A call about a large order leads him from Illinois to San Bernardino California in order to see what is so special about this “McDonald’s” place. And here is where the movie briefly lays out the story of Mac and Dick MacDonald and the development of the “Speedee Service System” that allowed for quicker service and higher customer turnover, which the working model of a drive-in could not accomplish.

You may imagine that the story of the automation of fast food prep would be less engaging, but the amount of ingenuity and troubleshooting that went into it is nothing short of remarkable. To see it played out by Nick Offerman drawing and redrawing the most efficient kitchen layouts on a tennis court while choreographing a team of pantomiming fast food employees to find flaws and ways to increase productivity is biopic gold. And so is the hunger that Keaton displays so well in Kroc’s quest for dominance.
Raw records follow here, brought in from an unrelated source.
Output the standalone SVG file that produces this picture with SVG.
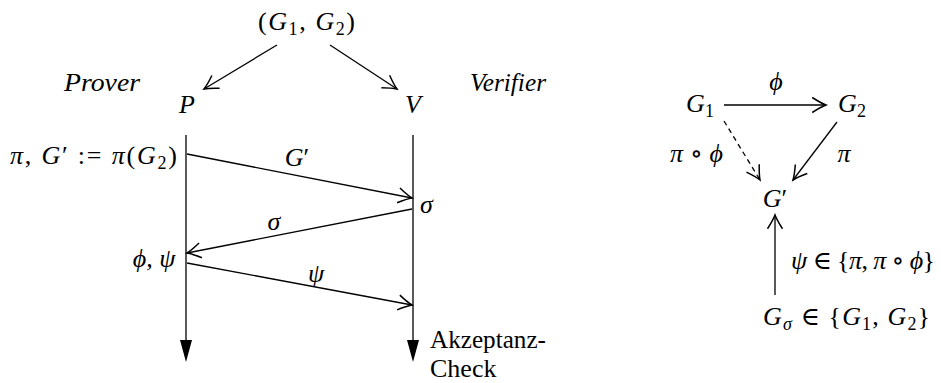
<svg xmlns="http://www.w3.org/2000/svg" width="941" height="383" viewBox="0 0 941 383">
<style>
text{font-family:"Liberation Serif","DejaVu Serif",serif;font-size:26px;fill:#000}
.m{font-style:italic}
.r{font-style:normal}
.sub{font-size:18px;font-style:normal}
.subi{font-size:18px;font-style:italic}
.ln{stroke:#000;stroke-width:1.3;fill:none}
</style>
<defs>
<marker id="oa" markerUnits="userSpaceOnUse" markerWidth="20" markerHeight="20" refX="0" refY="0" viewBox="-12 -8 14 16" orient="auto">
<path d="M-11,-6 Q-4,-1.5 0,0 Q-4,1.5 -11,6" fill="none" stroke="#000" stroke-width="1.2"/>
</marker>
</defs>
<g id="connectors">
<line class="ln" x1="277" y1="45" x2="204" y2="89" marker-end="url(#oa)"/>
<line class="ln" x1="330" y1="45" x2="397" y2="89" marker-end="url(#oa)"/>
<line class="ln" x1="186" y1="135" x2="186" y2="340"/>
<polygon points="180,340 192,340 186,362"/>
<line class="ln" x1="413" y1="135" x2="413" y2="340"/>
<polygon points="407,340 419,340 413,362"/>
<line class="ln" x1="187" y1="154" x2="412" y2="198" marker-end="url(#oa)"/>
<line class="ln" x1="412" y1="209" x2="187" y2="253" marker-end="url(#oa)"/>
<line class="ln" x1="187" y1="263" x2="412" y2="305" marker-end="url(#oa)"/>
<line class="ln" x1="724" y1="105" x2="826" y2="105" marker-end="url(#oa)"/>
<line class="ln" x1="724" y1="121" x2="760" y2="180" stroke-dasharray="5,4" marker-end="url(#oa)"/>
<line class="ln" x1="837" y1="122" x2="793" y2="180" marker-end="url(#oa)"/>
<line class="ln" x1="775" y1="295" x2="775" y2="215" marker-end="url(#oa)"/>
</g>
<g id="labels">
<text x="258" y="30" textLength="97" lengthAdjust="spacing"><tspan class="r">(</tspan><tspan class="m">G</tspan><tspan class="sub" dy="5">1</tspan><tspan class="r" dy="-5">, </tspan><tspan class="m">G</tspan><tspan class="sub" dy="5">2</tspan><tspan class="r" dy="-5">)</tspan></text>
<text class="m" x="64" y="91" textLength="76" lengthAdjust="spacingAndGlyphs">Prover</text>
<text class="m" x="470" y="91" textLength="76" lengthAdjust="spacingAndGlyphs">Verifier</text>
<text class="m" x="187" y="113" text-anchor="middle">P</text>
<text class="m" x="413" y="113" text-anchor="middle">V</text>
<text x="10" y="164" textLength="167" lengthAdjust="spacing"><tspan class="m">π</tspan><tspan class="r">, </tspan><tspan class="m">G</tspan><tspan class="r">′ := </tspan><tspan class="m">π</tspan><tspan class="r">(</tspan><tspan class="m">G</tspan><tspan class="sub" dy="5">2</tspan><tspan class="r" dy="-5">)</tspan></text>
<text x="297" y="166" text-anchor="middle"><tspan class="m">G</tspan><tspan class="r">′</tspan></text>
<text class="m" x="420" y="213">σ</text>
<text class="m" x="274" y="230" text-anchor="middle">σ</text>
<text class="m" x="154" y="267" text-anchor="middle">ϕ, ψ</text>
<text class="m" x="316" y="282" text-anchor="middle">ψ</text>
<text class="r" x="430" y="348" textLength="116" lengthAdjust="spacingAndGlyphs">Akzeptanz-</text>
<text class="r" x="430" y="377">Check</text>
<text x="700" y="112" text-anchor="middle"><tspan class="m">G</tspan><tspan class="sub" dy="5">1</tspan></text>
<text x="852" y="112" text-anchor="middle"><tspan class="m">G</tspan><tspan class="sub" dy="5">2</tspan></text>
<text class="m" x="776" y="90" text-anchor="middle">ϕ</text>
<text x="670" y="162" textLength="53" lengthAdjust="spacing"><tspan class="m">π</tspan><tspan class="r"> ∘ </tspan><tspan class="m">ϕ</tspan></text>
<text class="m" x="844" y="162" text-anchor="middle">π</text>
<text x="775" y="207" text-anchor="middle"><tspan class="m">G</tspan><tspan class="r">′</tspan></text>
<text x="791" y="269" textLength="144" lengthAdjust="spacing"><tspan class="m">ψ</tspan><tspan class="r"> ∈ {</tspan><tspan class="m">π</tspan><tspan class="r">, </tspan><tspan class="m">π</tspan><tspan class="r"> ∘ </tspan><tspan class="m">ϕ</tspan><tspan class="r">}</tspan></text>
<text x="763" y="325" textLength="167" lengthAdjust="spacing"><tspan class="m">G</tspan><tspan class="subi" dy="5">σ</tspan><tspan class="r" dy="-5"> ∈ {</tspan><tspan class="m">G</tspan><tspan class="sub" dy="5">1</tspan><tspan class="r" dy="-5">, </tspan><tspan class="m">G</tspan><tspan class="sub" dy="5">2</tspan><tspan class="r" dy="-5">}</tspan></text>
</g>
</svg>
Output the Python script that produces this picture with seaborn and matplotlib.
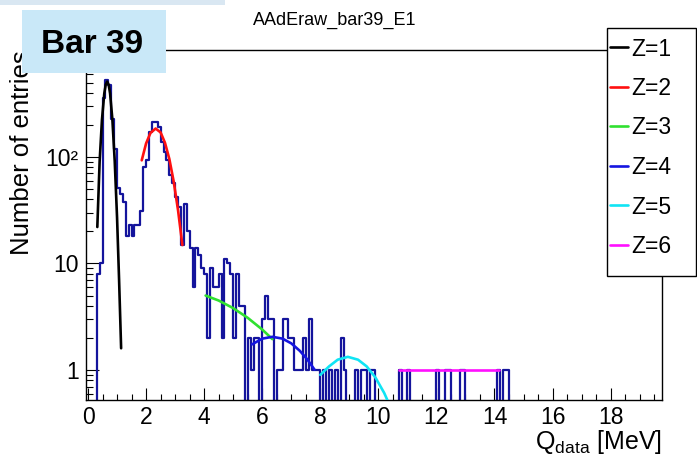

The interactions between the two are some of the most charged moments of the movie.

Michael Keaton is one of the best actors out there and this film will be chalked in the success column.

He deftly portrays a man that could be on the edge of greatness but carries a bit of that sad sack persona with him. You find yourself both rooting for him to succeed as well as cringing at the ferocity and manner in which he pursues it. The movement from tragically pathetic to calculating charmer completely draws you in.

On the opposite end of his quest are Nick Offerman and John Carroll Lynch who never waiver from being honest and salt-of-the-earth American small business owners. Offerman plays to his usual strengths of gruff and terse delivery, but seeing him use these in a dramatic role rather than comedic is refreshing and fits well. It provides a great balance to Lynch’s gentle “it’ll all work out in the end” persona. There is no point when the audience would not be enamored with the struggle of the brothers to standup to the steamrolling Kroc without stooping to his level.

The most interesting aspect of the film is not so much the story of franchising and how McDonald’s came about – which is a strong statement as the knowledge imparted is engrossing – as much as it plays out as a cautionary tale of capitalism swallowing the ideals of the small business man and greed masquerading as progress.

Some may leave the theater seeing it as a redemption story, but others will not be able to separate that the same redemption was built on the backs of others’ dreams. The Founder will be on your mind every time you pass one of those ubiquitous glowing beacons of our country, forcing us to think a bit more critically about both the American inventiveness and the equally American deviousness it took to serve those billions of burgers.